◆ EXERCISE DETAILS: Set down, exactly as written, only the lines starting with the one that holds "Convert this chart to matplotlib code." and ending with the one that holds "from matplotlib.lines import Line2D".

◆ RAW DATA:

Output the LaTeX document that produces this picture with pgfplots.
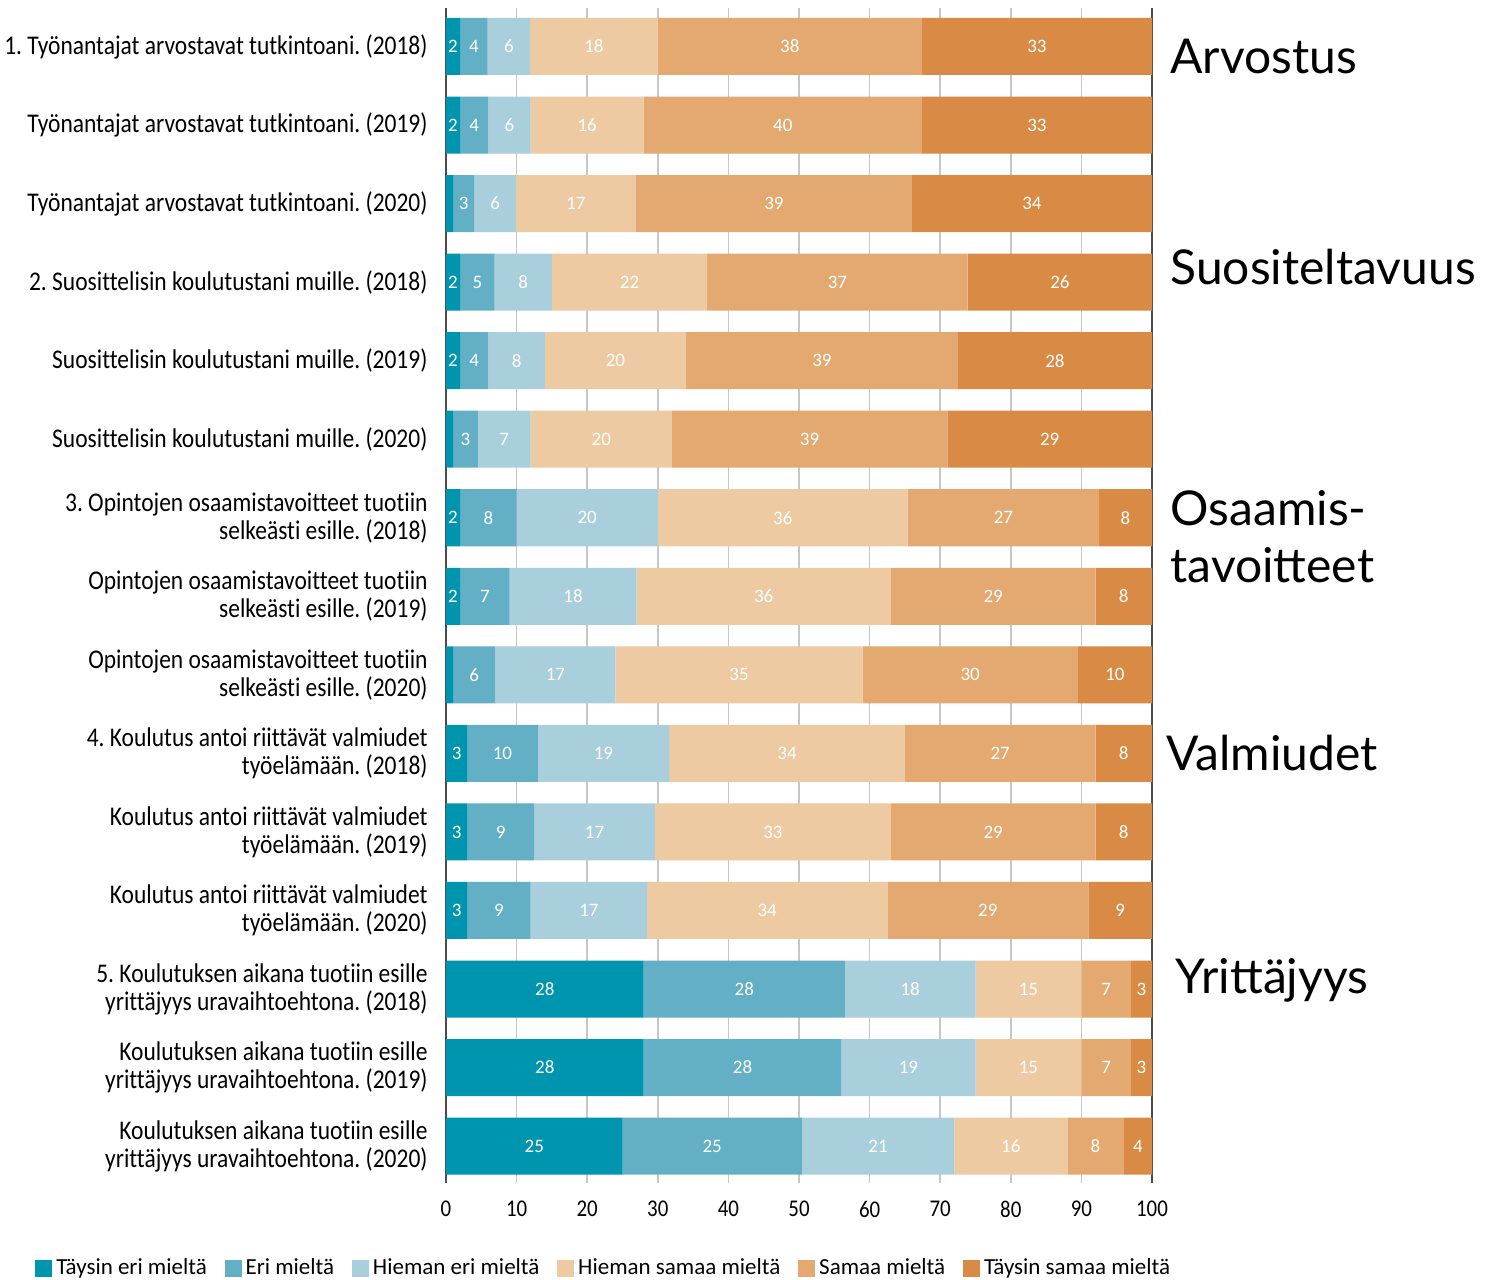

...

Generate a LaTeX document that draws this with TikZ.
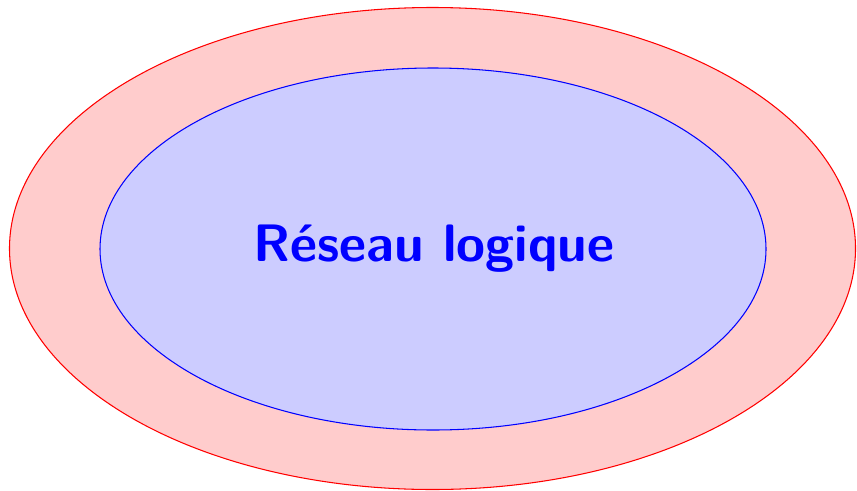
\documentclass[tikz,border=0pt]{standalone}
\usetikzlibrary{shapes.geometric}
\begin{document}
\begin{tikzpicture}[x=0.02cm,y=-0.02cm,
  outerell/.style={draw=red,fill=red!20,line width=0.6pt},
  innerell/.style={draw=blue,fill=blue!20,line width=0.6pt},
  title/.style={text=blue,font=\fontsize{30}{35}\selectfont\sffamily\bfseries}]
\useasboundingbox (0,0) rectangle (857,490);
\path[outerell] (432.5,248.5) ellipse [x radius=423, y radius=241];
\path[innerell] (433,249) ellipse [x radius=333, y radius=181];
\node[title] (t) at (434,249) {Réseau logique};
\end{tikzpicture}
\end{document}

---

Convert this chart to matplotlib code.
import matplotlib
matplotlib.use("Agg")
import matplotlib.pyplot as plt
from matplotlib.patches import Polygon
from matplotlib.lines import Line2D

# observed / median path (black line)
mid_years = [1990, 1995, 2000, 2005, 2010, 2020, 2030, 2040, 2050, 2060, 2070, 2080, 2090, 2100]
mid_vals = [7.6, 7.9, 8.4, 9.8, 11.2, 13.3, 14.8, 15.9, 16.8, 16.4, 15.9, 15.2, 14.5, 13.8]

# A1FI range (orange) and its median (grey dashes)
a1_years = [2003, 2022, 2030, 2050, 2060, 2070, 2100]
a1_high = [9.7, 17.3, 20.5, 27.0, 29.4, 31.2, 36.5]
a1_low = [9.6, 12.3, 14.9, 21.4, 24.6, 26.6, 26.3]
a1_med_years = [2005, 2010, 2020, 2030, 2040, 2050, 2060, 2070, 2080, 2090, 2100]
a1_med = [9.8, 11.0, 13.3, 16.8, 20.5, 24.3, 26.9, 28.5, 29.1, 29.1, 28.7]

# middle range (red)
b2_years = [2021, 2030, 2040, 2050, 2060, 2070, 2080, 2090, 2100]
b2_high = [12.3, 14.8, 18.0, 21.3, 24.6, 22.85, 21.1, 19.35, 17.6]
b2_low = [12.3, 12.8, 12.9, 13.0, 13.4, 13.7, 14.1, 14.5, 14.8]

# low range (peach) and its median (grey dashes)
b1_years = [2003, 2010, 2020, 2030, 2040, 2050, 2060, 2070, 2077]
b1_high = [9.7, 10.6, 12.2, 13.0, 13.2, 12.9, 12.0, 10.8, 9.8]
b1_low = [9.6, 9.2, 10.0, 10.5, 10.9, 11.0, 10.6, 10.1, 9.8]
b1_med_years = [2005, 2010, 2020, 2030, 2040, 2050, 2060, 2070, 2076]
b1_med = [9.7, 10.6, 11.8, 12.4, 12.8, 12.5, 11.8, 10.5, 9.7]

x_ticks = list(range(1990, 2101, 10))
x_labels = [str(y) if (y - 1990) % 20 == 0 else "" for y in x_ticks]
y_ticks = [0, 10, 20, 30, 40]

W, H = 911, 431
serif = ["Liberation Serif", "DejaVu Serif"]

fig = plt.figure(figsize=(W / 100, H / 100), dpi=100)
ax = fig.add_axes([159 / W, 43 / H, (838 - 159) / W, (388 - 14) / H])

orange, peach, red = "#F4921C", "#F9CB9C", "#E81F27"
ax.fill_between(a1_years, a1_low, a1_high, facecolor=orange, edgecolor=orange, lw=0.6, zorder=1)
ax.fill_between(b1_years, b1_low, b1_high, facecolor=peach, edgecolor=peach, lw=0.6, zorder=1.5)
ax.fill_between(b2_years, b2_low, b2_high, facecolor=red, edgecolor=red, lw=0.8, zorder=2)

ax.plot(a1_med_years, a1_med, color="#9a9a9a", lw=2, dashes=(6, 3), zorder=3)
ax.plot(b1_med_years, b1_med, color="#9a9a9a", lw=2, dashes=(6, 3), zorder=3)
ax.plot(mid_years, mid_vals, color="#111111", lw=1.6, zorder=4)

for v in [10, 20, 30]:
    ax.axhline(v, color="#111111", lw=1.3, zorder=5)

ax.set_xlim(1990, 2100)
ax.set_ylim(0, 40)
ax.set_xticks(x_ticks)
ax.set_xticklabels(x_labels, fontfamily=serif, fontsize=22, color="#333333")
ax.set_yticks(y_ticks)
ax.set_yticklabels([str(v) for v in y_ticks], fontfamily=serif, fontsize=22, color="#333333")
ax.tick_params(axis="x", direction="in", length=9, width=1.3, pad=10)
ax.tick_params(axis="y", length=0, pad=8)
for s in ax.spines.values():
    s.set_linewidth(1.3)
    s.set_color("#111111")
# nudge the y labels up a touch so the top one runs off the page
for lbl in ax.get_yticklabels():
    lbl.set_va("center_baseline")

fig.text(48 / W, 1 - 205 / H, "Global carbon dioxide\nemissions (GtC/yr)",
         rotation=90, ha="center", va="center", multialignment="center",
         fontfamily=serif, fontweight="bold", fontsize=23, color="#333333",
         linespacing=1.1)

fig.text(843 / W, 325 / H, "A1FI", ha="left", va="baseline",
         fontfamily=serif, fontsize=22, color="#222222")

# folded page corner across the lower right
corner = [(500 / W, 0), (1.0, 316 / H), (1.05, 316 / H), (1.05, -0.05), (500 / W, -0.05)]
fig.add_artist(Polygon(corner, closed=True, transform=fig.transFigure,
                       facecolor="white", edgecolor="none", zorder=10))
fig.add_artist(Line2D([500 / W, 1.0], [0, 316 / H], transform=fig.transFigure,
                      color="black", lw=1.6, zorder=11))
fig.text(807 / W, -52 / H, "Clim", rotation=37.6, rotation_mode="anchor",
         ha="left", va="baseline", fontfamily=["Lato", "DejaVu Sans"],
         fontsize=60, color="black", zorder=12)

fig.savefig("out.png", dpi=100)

◆ WRITTEN ANSWER:
Convert this chart to matplotlib code.
import matplotlib
matplotlib.use("Agg")
import matplotlib.pyplot as plt
from matplotlib.patches import Polygon
from matplotlib.lines import Line2D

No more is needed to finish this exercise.